## JOB:
List each line of the data that holds the word "matplotlib".
[START OF DATA ROWS]
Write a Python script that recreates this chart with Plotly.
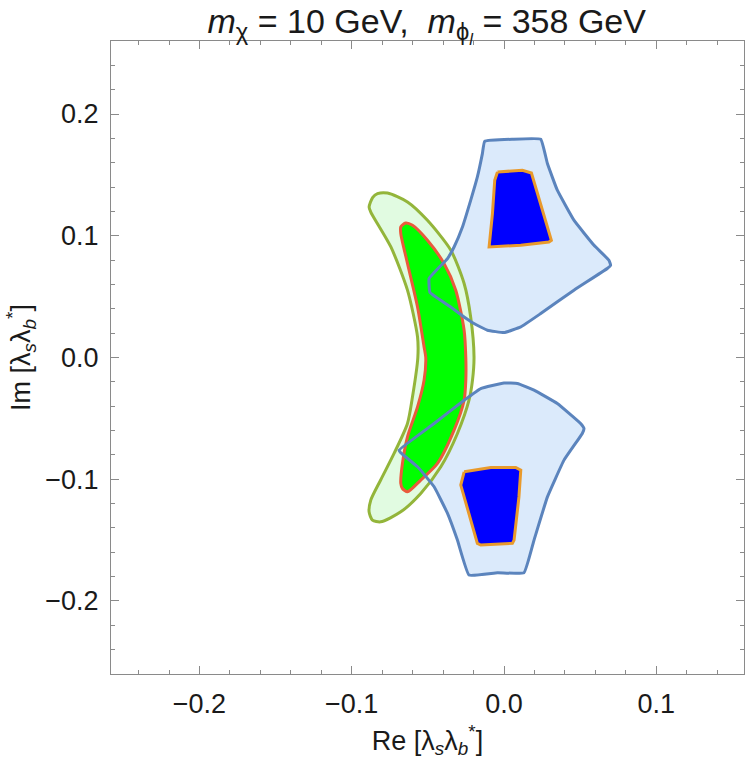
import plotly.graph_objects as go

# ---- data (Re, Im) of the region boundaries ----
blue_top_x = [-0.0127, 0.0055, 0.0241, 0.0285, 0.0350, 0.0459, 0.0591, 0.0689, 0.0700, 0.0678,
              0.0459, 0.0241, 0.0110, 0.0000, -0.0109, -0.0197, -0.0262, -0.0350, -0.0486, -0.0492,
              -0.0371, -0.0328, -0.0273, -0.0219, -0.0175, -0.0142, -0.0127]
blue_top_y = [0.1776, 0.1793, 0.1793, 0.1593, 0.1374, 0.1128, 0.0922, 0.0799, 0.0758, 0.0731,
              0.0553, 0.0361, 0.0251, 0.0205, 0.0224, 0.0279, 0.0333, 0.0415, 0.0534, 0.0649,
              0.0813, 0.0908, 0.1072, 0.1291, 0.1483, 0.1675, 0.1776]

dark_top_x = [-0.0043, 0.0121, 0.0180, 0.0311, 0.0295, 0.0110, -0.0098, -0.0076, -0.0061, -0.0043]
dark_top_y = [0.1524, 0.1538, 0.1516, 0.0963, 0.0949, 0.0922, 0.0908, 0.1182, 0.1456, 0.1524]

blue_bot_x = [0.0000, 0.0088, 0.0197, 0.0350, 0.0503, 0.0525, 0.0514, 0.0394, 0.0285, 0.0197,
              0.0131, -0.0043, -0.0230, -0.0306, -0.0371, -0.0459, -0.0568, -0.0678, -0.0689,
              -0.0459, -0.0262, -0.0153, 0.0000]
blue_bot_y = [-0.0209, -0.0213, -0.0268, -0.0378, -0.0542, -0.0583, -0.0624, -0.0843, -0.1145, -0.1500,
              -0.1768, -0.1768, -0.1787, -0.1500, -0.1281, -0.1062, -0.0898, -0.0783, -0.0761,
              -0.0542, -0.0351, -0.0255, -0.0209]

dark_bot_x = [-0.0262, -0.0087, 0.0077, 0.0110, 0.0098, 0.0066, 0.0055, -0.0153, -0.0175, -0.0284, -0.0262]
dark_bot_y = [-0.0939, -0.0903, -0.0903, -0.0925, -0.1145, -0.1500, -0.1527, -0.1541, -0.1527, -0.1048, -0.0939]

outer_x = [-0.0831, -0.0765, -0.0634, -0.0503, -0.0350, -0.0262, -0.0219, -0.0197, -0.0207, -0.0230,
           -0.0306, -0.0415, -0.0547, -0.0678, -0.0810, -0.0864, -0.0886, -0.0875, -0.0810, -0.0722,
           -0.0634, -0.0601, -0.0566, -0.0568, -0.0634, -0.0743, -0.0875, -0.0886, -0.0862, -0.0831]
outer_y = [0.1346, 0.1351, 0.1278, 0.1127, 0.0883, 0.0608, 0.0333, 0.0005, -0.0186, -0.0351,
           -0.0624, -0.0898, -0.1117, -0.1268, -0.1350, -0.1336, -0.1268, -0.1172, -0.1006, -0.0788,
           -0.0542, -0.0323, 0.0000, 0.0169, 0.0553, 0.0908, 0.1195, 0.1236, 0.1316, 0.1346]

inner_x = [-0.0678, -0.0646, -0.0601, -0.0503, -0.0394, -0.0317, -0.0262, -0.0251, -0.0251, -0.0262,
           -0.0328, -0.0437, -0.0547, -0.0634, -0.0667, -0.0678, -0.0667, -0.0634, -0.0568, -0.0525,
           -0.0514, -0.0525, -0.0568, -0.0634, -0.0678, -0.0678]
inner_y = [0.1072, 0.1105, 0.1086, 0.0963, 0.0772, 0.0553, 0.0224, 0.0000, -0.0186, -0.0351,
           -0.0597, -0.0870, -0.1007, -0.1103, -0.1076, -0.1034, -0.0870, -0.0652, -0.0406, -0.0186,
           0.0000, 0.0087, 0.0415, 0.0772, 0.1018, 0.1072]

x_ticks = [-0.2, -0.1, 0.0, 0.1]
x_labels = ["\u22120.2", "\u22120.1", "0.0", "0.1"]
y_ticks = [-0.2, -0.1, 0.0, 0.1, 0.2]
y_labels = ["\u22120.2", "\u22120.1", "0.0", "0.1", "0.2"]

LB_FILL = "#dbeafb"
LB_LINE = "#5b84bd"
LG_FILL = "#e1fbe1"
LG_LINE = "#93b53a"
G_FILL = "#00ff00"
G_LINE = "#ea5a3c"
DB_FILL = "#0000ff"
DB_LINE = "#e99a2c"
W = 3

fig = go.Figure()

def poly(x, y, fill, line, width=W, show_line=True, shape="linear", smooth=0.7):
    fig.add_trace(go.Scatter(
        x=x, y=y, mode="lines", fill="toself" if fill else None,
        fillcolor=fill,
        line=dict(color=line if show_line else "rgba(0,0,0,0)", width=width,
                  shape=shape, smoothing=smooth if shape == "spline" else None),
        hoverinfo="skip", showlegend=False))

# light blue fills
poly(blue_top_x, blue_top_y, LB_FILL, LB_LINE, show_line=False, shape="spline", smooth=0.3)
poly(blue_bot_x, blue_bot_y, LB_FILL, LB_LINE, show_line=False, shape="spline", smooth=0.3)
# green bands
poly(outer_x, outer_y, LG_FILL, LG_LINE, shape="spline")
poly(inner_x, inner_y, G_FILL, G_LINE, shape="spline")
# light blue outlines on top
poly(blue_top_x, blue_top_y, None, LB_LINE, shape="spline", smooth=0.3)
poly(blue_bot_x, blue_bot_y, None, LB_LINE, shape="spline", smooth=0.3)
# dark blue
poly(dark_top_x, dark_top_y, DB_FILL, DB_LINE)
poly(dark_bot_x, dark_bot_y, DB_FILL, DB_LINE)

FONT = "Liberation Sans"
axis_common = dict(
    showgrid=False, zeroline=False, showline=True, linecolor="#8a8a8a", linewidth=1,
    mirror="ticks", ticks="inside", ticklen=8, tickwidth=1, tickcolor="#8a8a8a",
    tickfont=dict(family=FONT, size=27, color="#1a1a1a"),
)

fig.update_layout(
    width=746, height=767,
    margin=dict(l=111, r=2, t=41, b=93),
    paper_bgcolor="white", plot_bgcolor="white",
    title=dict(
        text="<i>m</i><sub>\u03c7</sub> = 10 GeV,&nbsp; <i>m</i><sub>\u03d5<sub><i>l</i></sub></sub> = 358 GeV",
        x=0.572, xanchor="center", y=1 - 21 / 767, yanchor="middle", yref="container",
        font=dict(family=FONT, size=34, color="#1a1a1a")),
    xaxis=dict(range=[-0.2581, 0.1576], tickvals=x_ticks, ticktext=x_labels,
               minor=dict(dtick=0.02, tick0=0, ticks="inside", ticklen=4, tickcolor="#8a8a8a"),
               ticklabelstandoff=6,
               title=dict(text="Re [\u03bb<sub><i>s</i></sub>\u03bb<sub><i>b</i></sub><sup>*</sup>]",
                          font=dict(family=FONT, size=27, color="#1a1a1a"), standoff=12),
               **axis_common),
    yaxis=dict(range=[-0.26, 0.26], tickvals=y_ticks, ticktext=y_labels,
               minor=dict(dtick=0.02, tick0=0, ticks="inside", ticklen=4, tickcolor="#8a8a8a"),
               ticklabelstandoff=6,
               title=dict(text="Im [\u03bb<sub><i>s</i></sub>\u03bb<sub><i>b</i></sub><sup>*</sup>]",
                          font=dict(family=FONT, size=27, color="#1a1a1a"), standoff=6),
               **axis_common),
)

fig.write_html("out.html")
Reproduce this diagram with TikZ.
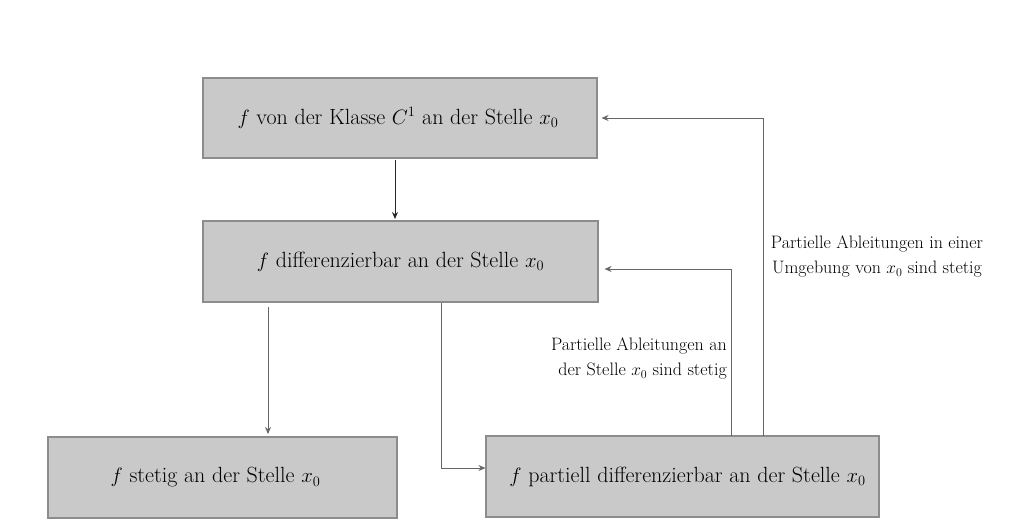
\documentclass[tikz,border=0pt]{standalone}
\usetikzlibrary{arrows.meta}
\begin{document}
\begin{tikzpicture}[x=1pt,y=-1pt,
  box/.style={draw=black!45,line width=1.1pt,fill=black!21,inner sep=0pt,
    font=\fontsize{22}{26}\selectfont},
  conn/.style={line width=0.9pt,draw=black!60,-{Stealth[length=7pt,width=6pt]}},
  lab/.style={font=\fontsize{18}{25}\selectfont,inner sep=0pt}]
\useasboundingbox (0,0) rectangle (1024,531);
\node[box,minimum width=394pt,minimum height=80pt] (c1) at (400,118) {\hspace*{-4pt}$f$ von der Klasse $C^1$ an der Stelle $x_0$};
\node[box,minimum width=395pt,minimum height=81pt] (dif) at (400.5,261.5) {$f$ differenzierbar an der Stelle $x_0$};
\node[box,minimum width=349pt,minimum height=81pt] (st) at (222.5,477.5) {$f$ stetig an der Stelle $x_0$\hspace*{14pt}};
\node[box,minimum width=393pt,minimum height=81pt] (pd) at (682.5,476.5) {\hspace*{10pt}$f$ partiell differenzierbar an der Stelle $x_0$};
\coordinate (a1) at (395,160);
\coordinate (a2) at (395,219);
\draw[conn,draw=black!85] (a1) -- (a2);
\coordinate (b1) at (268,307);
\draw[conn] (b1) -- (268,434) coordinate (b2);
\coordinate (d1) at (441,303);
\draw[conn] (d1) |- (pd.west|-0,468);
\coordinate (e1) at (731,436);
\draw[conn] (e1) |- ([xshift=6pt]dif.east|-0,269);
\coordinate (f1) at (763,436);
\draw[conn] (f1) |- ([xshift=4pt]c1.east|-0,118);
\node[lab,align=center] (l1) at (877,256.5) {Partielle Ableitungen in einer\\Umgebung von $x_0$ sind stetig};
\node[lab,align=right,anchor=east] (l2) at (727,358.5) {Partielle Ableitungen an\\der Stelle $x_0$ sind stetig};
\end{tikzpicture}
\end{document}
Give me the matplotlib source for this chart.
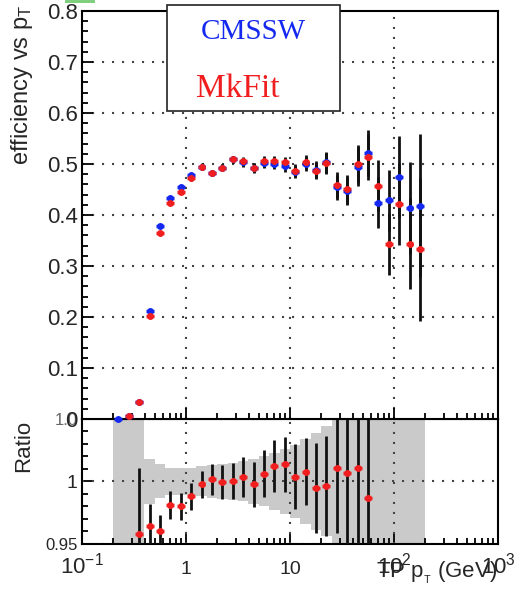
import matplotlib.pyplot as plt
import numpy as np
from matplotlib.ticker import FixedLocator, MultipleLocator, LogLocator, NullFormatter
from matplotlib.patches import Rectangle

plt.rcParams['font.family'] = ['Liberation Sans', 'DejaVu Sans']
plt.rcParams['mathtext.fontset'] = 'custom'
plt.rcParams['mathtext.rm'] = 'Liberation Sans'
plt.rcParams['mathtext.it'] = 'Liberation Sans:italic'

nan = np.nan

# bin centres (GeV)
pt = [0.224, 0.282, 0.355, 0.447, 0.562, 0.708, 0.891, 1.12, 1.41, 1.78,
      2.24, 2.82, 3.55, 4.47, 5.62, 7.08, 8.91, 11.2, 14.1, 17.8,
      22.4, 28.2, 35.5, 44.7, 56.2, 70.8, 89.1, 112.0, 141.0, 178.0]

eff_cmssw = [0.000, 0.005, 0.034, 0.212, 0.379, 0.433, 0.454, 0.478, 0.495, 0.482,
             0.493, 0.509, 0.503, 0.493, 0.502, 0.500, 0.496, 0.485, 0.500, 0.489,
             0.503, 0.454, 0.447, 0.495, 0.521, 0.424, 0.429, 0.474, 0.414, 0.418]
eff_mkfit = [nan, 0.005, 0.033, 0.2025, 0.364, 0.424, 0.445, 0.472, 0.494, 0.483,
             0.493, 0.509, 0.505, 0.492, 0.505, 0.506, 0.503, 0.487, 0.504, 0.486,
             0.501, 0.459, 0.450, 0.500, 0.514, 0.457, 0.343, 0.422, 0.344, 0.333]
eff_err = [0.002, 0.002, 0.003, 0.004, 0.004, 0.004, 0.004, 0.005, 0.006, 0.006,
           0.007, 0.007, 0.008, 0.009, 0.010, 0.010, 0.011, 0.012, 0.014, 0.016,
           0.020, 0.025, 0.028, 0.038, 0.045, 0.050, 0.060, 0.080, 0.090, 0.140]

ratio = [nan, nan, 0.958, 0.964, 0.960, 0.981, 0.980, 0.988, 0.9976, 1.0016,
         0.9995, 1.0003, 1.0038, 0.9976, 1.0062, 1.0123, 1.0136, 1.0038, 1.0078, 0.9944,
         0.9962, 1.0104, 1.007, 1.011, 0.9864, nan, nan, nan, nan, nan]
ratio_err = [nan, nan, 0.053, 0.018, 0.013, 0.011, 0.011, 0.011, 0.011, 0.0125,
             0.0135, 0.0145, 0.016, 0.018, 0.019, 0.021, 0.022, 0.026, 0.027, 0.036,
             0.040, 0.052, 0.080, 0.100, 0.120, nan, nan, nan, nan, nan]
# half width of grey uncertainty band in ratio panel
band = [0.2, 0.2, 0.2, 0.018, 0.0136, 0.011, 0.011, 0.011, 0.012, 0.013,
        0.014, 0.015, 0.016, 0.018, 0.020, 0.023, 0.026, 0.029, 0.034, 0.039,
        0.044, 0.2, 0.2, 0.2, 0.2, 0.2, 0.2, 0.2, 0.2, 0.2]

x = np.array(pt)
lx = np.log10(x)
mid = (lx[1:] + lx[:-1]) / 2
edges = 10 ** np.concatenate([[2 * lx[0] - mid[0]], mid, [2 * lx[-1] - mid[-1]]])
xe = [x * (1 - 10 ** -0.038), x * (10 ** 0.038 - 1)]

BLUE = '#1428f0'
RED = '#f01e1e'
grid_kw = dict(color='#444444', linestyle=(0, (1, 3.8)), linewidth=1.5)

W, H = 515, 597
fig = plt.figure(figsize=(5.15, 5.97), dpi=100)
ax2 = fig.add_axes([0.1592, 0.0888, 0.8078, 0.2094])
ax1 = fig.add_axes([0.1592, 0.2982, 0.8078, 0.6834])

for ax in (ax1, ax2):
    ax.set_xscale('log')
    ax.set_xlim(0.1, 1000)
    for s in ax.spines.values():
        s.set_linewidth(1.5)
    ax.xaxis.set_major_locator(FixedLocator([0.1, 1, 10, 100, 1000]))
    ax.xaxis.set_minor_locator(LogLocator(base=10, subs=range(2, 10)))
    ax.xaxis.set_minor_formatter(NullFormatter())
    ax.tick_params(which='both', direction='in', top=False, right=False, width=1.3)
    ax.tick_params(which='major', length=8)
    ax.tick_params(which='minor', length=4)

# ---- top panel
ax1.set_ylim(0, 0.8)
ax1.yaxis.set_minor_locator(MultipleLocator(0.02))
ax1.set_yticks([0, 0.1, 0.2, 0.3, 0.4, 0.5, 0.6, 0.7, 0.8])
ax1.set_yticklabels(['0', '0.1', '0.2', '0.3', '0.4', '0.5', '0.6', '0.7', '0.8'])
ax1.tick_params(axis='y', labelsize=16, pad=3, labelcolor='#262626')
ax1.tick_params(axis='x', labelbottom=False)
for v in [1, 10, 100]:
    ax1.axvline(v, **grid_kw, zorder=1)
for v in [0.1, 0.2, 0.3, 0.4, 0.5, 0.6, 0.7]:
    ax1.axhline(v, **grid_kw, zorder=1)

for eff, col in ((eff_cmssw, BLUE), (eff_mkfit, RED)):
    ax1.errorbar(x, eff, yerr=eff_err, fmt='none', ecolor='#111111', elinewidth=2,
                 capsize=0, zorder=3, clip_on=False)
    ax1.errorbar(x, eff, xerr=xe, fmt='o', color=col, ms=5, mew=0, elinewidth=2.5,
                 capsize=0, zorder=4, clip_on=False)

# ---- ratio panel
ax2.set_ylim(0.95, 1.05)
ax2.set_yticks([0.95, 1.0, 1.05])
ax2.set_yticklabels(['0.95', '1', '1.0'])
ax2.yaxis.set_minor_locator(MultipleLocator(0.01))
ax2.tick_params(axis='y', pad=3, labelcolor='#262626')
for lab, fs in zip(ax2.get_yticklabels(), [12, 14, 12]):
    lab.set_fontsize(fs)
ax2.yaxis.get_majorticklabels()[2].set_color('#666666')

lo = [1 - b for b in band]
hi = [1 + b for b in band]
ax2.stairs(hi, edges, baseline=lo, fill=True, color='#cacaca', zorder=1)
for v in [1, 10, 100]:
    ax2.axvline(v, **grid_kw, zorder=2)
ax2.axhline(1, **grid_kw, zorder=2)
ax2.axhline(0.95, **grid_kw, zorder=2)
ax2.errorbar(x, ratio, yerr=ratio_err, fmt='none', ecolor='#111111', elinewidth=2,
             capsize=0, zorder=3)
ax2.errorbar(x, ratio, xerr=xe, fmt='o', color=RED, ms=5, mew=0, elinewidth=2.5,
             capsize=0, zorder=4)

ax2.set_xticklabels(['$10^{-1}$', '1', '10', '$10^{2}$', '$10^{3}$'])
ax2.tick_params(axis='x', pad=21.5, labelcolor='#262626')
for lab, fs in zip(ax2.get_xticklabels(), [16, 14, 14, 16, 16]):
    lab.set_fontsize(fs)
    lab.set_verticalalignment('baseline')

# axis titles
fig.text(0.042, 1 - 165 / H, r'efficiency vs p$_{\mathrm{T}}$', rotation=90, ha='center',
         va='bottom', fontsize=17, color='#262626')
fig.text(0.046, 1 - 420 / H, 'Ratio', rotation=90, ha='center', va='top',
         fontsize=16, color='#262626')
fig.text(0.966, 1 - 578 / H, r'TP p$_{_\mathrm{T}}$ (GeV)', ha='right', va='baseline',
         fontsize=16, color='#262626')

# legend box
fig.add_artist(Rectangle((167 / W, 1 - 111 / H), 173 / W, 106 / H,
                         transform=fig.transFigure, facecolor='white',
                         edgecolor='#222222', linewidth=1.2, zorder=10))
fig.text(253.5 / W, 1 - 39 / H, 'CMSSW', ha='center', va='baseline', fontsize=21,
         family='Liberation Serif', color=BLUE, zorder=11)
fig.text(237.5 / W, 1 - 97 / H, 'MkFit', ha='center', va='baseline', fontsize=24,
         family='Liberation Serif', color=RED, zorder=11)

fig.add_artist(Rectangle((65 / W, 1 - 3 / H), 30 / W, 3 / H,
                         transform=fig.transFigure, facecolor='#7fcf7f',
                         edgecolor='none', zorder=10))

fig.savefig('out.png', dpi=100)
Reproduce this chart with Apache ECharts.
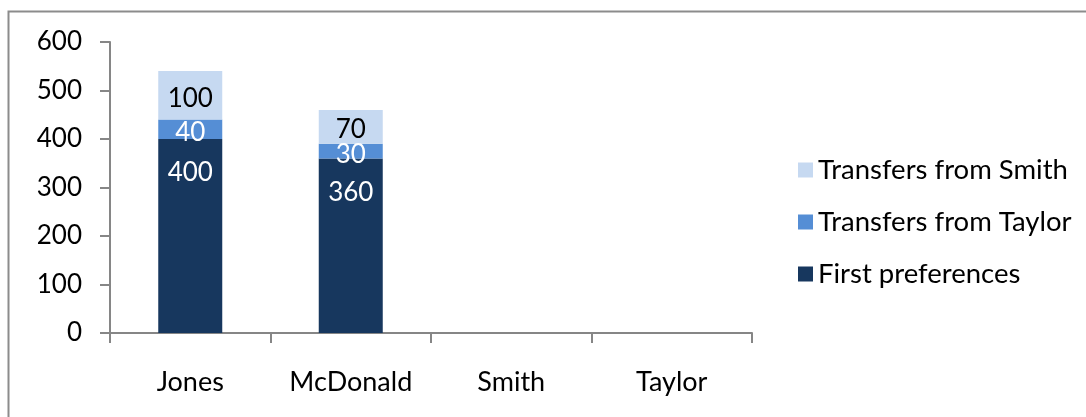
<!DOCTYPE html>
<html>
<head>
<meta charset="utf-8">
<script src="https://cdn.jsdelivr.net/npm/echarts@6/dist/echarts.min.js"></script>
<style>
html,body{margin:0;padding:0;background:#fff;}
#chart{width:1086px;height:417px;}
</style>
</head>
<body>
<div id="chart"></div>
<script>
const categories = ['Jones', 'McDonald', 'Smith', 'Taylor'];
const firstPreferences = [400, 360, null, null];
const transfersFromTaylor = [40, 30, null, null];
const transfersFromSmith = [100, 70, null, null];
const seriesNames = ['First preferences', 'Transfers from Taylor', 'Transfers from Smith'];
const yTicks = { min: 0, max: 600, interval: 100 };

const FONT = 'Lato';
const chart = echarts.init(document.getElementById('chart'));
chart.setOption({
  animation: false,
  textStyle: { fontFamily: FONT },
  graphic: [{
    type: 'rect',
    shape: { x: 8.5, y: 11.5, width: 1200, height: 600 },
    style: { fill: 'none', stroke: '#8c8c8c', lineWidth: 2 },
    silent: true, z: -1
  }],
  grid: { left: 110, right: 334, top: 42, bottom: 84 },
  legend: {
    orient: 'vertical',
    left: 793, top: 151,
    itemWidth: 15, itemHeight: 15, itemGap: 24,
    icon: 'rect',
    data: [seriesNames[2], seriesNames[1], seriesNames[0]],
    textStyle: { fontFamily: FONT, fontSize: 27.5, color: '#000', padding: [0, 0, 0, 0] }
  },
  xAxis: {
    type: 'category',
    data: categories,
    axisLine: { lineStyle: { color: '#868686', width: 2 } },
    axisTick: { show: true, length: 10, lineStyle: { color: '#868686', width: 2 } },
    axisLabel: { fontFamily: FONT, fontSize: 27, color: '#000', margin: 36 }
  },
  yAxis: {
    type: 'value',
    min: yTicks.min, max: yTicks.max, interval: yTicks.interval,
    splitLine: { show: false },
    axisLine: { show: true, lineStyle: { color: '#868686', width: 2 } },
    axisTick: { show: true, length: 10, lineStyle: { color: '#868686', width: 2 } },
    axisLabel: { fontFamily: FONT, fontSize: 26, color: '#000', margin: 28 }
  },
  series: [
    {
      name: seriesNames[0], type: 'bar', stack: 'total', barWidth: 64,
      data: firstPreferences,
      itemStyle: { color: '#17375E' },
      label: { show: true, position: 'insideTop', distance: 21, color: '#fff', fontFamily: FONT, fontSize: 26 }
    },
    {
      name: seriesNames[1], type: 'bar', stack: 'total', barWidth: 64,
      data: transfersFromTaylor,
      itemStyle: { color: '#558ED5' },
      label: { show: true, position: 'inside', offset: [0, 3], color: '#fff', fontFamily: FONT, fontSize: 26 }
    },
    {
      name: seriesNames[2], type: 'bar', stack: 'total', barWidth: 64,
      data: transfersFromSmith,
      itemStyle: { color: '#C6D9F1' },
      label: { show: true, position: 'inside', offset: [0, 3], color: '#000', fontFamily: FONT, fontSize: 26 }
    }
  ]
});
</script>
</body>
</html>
[END OF DATA ROWS]
## OUTPUT FOR THIS EXERCISE:
Give me the matplotlib source for this chart.
import matplotlib.pyplot as plt
from matplotlib.ticker import FixedLocator, MultipleLocator, LogLocator, NullFormatter
from matplotlib.patches import Rectangle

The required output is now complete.